When you exceed your rate limit, you'll receive a 429 status code with the following response:

{
  "error": {
    "message": "Rate limit exceeded",
    "type": "rate_limit_exceeded",
    "code": 429
  }
}

Available Models

Qwen 3 4B FP8

Model ID: qwen/qwen3-4b-fp8

A powerful 4-billion parameter model from the Qwen series with FP8 precision for efficient inference.

General Purpose 4B Parameters

Llama 3.2 1B Instruct

Model ID: llama-3.2-1b-instruct

A compact 1-billion parameter instruction-tuned model from Meta's Llama series, optimized for dialogue.

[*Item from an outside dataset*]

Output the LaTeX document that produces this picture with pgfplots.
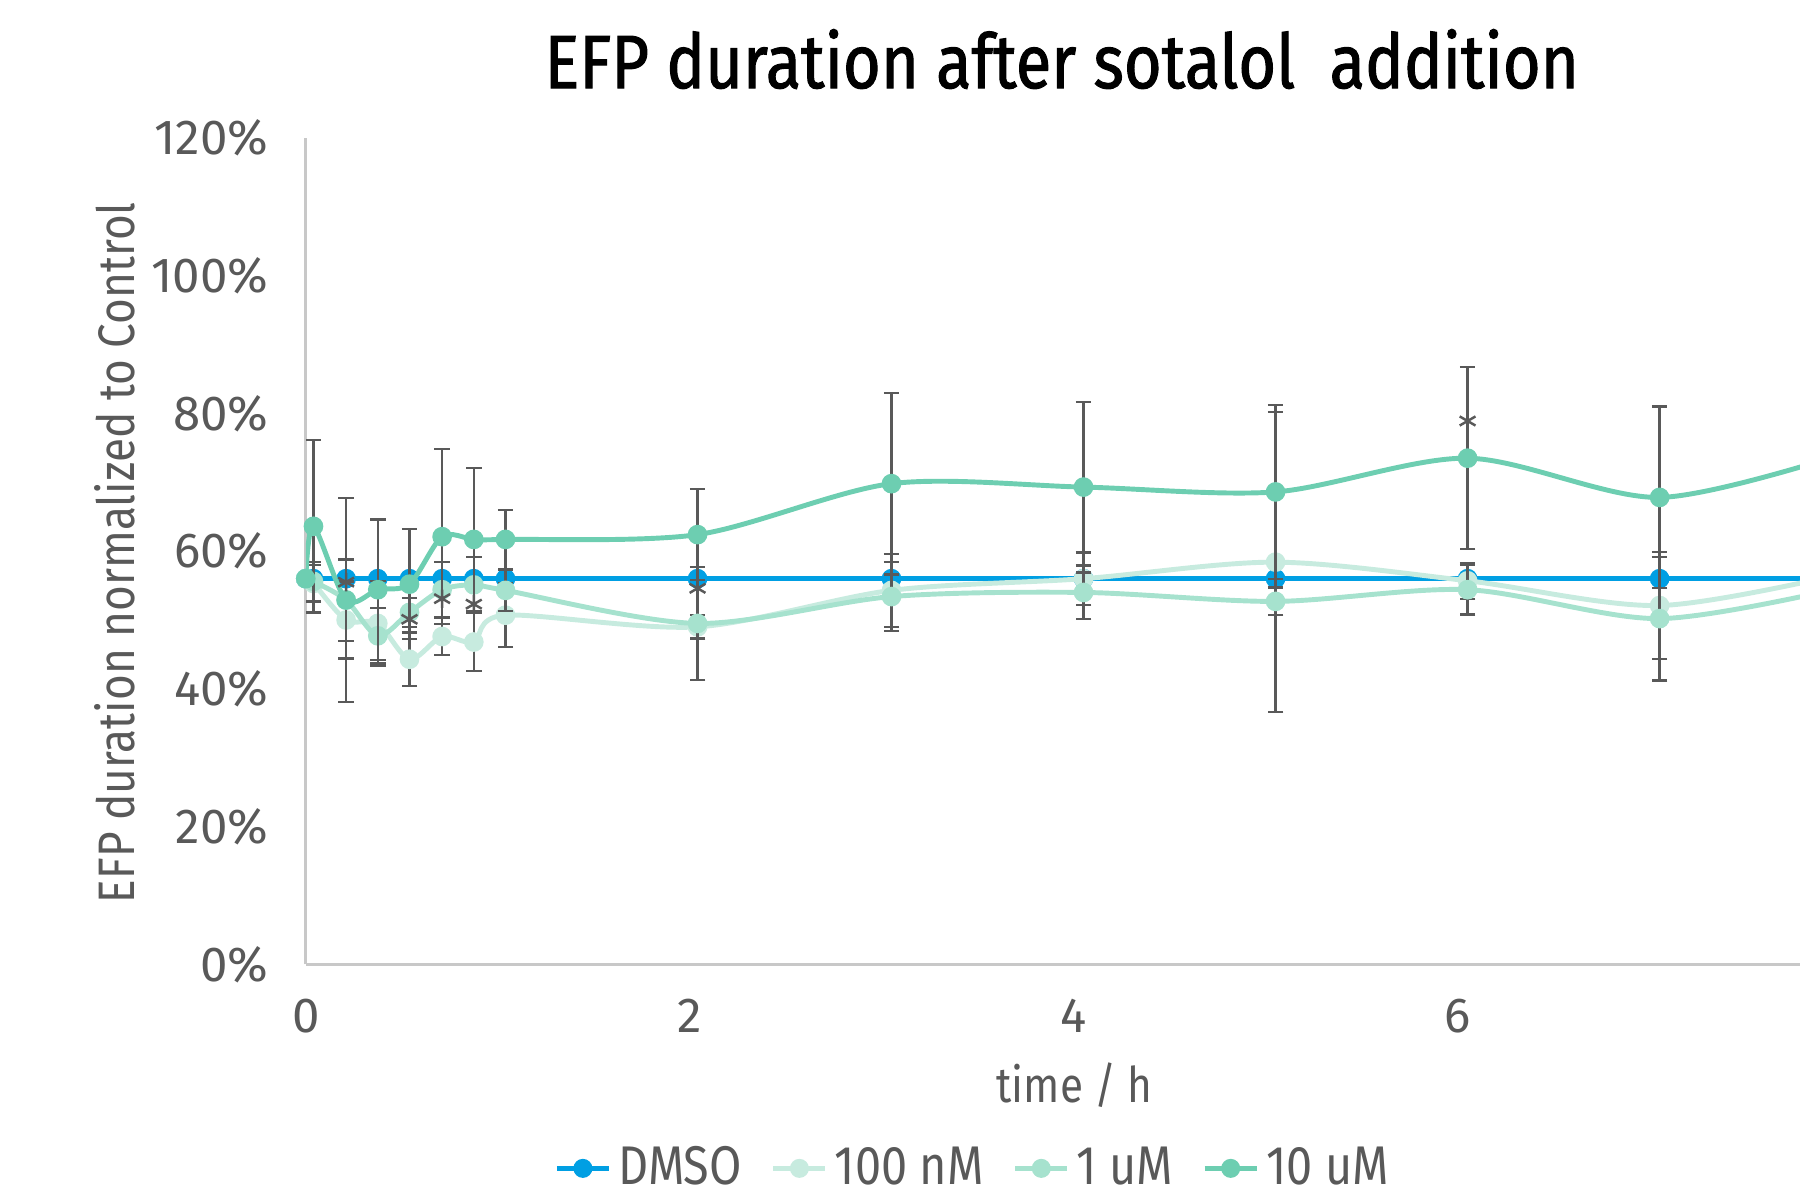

Instruction Tuned 1B Parameters

List All Models

You can retrieve a list of all available models using the following endpoint:

curl "https://api.shreyansh.cloud/v3/models" \
  -H "Authorization: Bearer YOUR_API_KEY"

Chat Completions

The chat completions endpoint allows you to have conversations with the AI models. Send a series of messages and receive a model-generated response.

Endpoint

POST https://api.shreyansh.cloud/v3/chat/completions

Request Format

{
  "model": "model-id",
  "messages": [
    {"role": "system", "content": "You are a helpful assistant."},
    {"role": "user", "content": "Hello!"}
  ],
  "temperature": 0.7,
  "max_tokens": 500
}

Parameters

  • model: The ID of the model to use (e.g., "qwen/qwen3-4b-fp8")
  • messages: An array of message objects with "role" and "content"
  • temperature: Controls randomness (0.0 to 1.0, default 0.7)
  • max_tokens: Maximum number of tokens to generate

Curl Examples

Basic Example with Qwen

curl "https://api.shreyansh.cloud/v3/chat/completions" \
  -H "Authorization: Bearer YOUR_API_KEY" \
  -H "Content-Type: application/json" \
  -d '{
    "model": "qwen/qwen3-4b-fp8",
    "messages": [
      {"role": "user", "content": "How are you?"}
    ]
  }'

Example Response

{
  "id": "a208bad9fd4bda74b4e4815067a2818d",
  "object": "chat.completion",
  "created": 1757162710,
  "model": "qwen/qwen3-4b-fp8",
  "choices": [
    {
      "index": 0,
      "message": {
        "role": "assistant",
        "content": "I'm just a virtual assistant, so I don't have feelings, but I'm here and ready to help! How can I assist you today? 😊"
      },
      "finish_reason": "stop"
    }
  ],
  "usage": {
    "prompt_tokens": 12,
    "completion_tokens": 191,
    "total_tokens": 203
  }
}

Conversation Example with Llama

curl "https://api.shreyansh.cloud/v3/chat/completions" \
  -H "Authorization: Bearer YOUR_API_KEY" \
  -H "Content-Type: application/json" \
  -d '{
    "model": "llama-3.2-1b-instruct",
    "messages": [
      {"role": "system", "content": "You are a helpful assistant that translates English to French."},
      {"role": "user", "content": "Translate the following English text to French: Hello, how are you?"}
    ],
    "temperature": 0.3,
    "max_tokens": 100
  }'

Advanced Example with Parameters

curl "https://api.shreyansh.cloud/v3/chat/completions" \
  -H "Authorization: Bearer YOUR_API_KEY" \
  -H "Content-Type: application/json" \
  -d '{
    "model": "qwen/qwen3-4b-fp8",
    "messages": [
      {"role": "system", "content": "You are a knowledgeable science tutor."},
      {"role": "user", "content": "Explain quantum computing in simple terms."}
    ],
    "temperature": 0.5,
    "max_tokens": 500,
    "top_p": 0.9,
    "frequency_penalty": 0.2,
    "presence_penalty": 0.3
  }'

Error Handling

The API uses standard HTTP status codes to indicate the success or failure of a request.

Status Code Error Type Description
400 Bad Request Invalid request parameters
401 Unauthorized Invalid or missing API key
404 Not Found Requested resource not found
429 Too Many Requests Rate limit exceeded
500 Internal Server Error Something went wrong on our end